Clementine Chapel, central liturgical space of the Palais Neuf. 52 m long single-nave Gothic. Built 1344 to 1352 under Pope Clement the Sixth (Pierre Roger, former Archbishop of Rouen, reigned 1342 to 1352). Architect Jean de Louvres. Includes the Indulgences window (Fenêtre de l'Indulgence) overlooking Place du Palais.

Pope Clement the Sixth's private study and library, upper floor of the Tour de la Garde-Robe. Frescoes of hunting, fishing, falconry, and forest pursuits painted circa 1343 to 1345 by Matteo Giovanetti of Viterbo with French and possibly Sienese assistants. The only major secular fresco programme in the palace.

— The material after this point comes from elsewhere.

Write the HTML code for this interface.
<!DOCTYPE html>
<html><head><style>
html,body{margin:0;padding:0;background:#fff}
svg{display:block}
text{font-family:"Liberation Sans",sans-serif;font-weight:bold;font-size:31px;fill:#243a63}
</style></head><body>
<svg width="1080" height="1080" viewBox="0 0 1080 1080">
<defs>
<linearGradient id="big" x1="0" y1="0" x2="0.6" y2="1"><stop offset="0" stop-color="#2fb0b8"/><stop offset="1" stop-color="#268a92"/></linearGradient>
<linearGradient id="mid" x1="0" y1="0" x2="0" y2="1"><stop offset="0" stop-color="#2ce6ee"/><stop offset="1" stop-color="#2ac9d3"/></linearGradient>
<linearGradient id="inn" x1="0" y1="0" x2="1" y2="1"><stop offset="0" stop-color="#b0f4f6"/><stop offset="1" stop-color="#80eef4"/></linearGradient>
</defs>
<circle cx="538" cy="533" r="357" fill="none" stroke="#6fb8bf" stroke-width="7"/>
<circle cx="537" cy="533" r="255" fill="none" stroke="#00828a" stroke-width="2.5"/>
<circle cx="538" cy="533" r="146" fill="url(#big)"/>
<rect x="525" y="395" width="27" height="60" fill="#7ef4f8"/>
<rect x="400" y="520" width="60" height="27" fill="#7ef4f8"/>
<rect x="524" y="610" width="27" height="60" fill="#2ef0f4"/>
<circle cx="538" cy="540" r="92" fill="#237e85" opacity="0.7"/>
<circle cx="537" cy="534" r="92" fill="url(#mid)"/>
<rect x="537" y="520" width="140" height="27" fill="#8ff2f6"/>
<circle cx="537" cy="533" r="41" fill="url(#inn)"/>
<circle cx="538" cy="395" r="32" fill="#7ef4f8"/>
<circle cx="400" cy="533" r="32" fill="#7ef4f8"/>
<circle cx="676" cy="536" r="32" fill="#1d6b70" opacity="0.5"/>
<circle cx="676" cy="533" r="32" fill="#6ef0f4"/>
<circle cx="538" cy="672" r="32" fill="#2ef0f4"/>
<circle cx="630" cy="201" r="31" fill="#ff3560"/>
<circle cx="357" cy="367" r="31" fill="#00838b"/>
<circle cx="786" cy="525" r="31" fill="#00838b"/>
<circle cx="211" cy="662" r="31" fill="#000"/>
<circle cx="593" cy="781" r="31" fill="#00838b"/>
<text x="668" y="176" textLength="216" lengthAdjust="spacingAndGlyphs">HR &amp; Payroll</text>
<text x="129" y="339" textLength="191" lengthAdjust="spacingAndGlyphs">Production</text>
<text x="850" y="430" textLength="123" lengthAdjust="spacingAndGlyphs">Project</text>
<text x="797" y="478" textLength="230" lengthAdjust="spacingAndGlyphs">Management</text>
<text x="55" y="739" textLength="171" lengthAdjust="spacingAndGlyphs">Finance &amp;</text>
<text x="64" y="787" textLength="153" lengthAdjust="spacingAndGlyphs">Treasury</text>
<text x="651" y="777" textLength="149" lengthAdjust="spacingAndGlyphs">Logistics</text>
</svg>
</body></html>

Ground floor of the Palais Neuf immediately beneath the Grande Chapelle. Divided by central columns into a double nave, approximately 52 m long. Held up to 700 attendees. Where the papal court of justice (the Rota Romana, the Auditors of the Apostolic Causes) heard cases from across Catholic Europe. Prophets ceiling attributed to Matteo Giovanetti, 1352.

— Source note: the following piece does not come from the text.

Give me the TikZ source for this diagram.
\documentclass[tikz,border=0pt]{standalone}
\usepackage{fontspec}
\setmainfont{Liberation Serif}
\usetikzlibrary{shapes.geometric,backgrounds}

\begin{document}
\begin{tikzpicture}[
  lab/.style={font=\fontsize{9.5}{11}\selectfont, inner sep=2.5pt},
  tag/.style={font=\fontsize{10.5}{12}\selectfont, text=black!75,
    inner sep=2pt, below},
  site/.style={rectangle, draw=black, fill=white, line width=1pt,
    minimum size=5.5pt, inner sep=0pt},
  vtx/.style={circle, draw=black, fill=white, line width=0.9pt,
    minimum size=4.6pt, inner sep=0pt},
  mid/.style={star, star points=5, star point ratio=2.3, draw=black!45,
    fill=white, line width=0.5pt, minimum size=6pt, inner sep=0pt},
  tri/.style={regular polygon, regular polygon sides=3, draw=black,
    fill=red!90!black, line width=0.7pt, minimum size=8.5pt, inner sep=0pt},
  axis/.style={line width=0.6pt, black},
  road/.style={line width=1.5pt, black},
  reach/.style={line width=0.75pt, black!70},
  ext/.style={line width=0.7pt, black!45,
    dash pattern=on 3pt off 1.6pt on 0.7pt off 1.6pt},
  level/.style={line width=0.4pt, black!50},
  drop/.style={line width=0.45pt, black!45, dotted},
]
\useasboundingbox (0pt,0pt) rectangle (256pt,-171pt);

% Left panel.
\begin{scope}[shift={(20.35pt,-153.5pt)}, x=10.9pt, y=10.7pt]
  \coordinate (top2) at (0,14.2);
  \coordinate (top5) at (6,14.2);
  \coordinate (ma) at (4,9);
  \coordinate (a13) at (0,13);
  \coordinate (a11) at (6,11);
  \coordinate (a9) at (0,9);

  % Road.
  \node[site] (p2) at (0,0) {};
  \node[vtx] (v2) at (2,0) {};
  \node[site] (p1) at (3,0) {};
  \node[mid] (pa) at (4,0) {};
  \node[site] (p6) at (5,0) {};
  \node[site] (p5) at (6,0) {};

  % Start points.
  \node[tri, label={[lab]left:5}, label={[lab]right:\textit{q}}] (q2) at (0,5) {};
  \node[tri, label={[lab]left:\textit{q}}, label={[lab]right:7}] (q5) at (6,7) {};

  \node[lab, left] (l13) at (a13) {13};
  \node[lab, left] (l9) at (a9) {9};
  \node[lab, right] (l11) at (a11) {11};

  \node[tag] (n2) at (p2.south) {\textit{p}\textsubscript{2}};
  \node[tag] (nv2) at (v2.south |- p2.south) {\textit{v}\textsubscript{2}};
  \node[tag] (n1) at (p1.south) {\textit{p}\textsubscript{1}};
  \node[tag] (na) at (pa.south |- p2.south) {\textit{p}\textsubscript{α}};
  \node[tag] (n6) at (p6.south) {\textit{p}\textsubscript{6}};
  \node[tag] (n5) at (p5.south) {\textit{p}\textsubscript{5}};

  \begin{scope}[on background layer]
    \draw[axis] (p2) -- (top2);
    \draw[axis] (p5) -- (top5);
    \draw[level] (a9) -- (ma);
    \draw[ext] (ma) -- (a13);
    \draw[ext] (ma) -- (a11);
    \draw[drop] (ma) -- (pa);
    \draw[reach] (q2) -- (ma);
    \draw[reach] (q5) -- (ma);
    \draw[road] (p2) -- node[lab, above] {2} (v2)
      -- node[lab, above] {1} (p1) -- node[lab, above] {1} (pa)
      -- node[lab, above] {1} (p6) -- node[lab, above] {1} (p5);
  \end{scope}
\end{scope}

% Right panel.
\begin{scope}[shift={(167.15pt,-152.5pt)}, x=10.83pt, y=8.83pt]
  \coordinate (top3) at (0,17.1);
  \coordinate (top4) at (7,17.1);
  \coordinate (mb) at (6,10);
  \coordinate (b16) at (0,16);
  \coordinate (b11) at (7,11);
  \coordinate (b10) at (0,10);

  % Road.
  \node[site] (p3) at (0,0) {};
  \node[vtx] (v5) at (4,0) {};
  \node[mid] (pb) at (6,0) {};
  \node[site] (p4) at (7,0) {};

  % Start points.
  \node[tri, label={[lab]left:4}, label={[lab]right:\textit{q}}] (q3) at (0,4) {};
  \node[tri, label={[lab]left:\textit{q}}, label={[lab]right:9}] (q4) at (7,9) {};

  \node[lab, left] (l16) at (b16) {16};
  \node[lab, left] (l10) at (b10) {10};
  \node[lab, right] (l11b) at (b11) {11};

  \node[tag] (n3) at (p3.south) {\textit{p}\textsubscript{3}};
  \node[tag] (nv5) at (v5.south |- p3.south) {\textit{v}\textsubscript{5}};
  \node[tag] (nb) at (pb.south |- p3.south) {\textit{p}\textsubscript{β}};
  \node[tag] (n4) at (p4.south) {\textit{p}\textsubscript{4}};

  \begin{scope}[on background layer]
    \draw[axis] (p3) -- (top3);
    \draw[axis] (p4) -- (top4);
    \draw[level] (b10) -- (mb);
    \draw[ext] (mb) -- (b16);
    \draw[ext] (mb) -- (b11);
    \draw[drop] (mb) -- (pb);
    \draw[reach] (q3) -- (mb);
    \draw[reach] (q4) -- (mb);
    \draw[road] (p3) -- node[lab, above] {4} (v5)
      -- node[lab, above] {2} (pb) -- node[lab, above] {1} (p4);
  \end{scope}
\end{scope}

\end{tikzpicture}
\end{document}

Originally built 1318 to 1320 as the Livrée Cardinalice of cardinal Bérenger Frédol the Younger. Substantially rebuilt 1474 to 1503 under Cardinal Giuliano della Rovere (the future Pope Julius the Second) into its current Renaissance form. Houses the Musée du Petit Palais (opened 1976), with the Campana Collection of Italian Primitive painting (327 works of 13th to 15th-century painting transferred from the Louvre), the Avignon school collection, and detached frescoes from the Consistory Hall.

Limestone outcrop at the northern edge of medieval Avignon, approximately 30 m above the Rhône. Cathédrale Notre-Dame des Doms (Romanesque, primarily 12th-century) sits immediately south, predating the papal court by approximately 200 years. The Rhône, the Pont Saint-Bénézet, and Villeneuve-lès-Avignon with Fort Saint-André are visible across the river (companion-tour territory; named only as visible orientation).
April to early June and mid-September to October, for mild Provençal weather and softer light on the limestone. The interior procession through the palace reads independently of season, but the Cour d'Honneur, the Indulgences window, and the Rocher des Doms synthesis view all benefit from clear daylight. Within the day, the first morning ticket slot or mid-afternoon work best; midday in July and August carries intense direct sun on Place du Palais and the Rocher des Doms with limited shade. The palace closes earliest in winter (typically five-thirty in the afternoon, November through February); confirm hours with the Centre des Monuments Nationaux or palais-des-papes.com on the day of visit. Avignon fills heavily across the month of July when the city hosts its major summer cultural programme; expect shifted interior visit windows and book ahead in that period.